Vers 7 Mit «kühner Sinn» meint Dante seinen eigenen Geist.
Vers 13 Hinweis auf die Hadesfahrt des Aeneas, des Silvius’ Vater, die Vergil im 6. Buch der «Aeneis» erzählt.
Vers 18 «Wer» weist auf die Wesenheit hin, nämlich Rom, «welcher» auf die besondere Eigenheit derselben, nämlich Sitz des Papsttums und des Kaisertums zu sein.
Vers 22 Beide, nämlich Rom als auch das Römische Reich.
Vers 28 «Vaso d’elezione» (= auserwähltes Gefäß) wird in der Apostelgeschichte Paulus genannt. Paulus wurde in den dritten Himmel entrückt. Siehe 2. Korinther 12, 2.

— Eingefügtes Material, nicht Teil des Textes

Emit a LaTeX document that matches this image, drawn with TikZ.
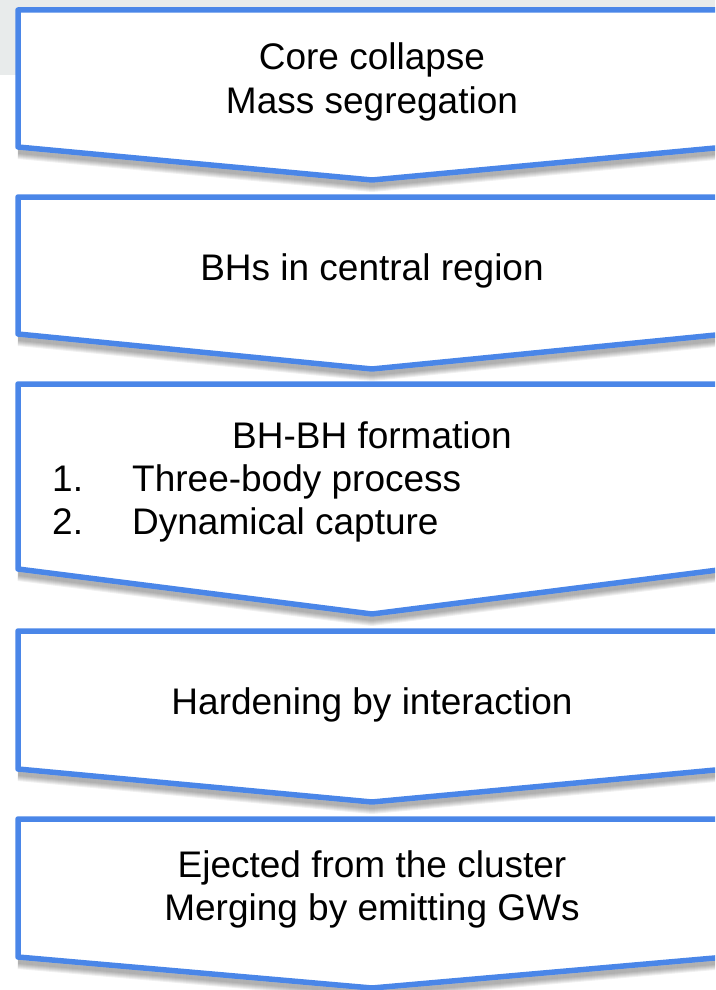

Vers 76 Vergil erkennt gleich Beatrice nach ihrem allegorischen Wert als die christliche Erleuchtung.
Vers 83 Beatrice befindet sich mit den andern Seligen und Heiligen jenseits der räumlichen Welt, welche die neun Himmel umfaßt und in deren Mitte die Erde schwebt.
Vers 93 Das Feuer, das im Inferno lodert, allerdings nicht dort, wo Vergil weilt, sondern in dessen untern Partien.
Vers 94 Die Jungfrau Maria.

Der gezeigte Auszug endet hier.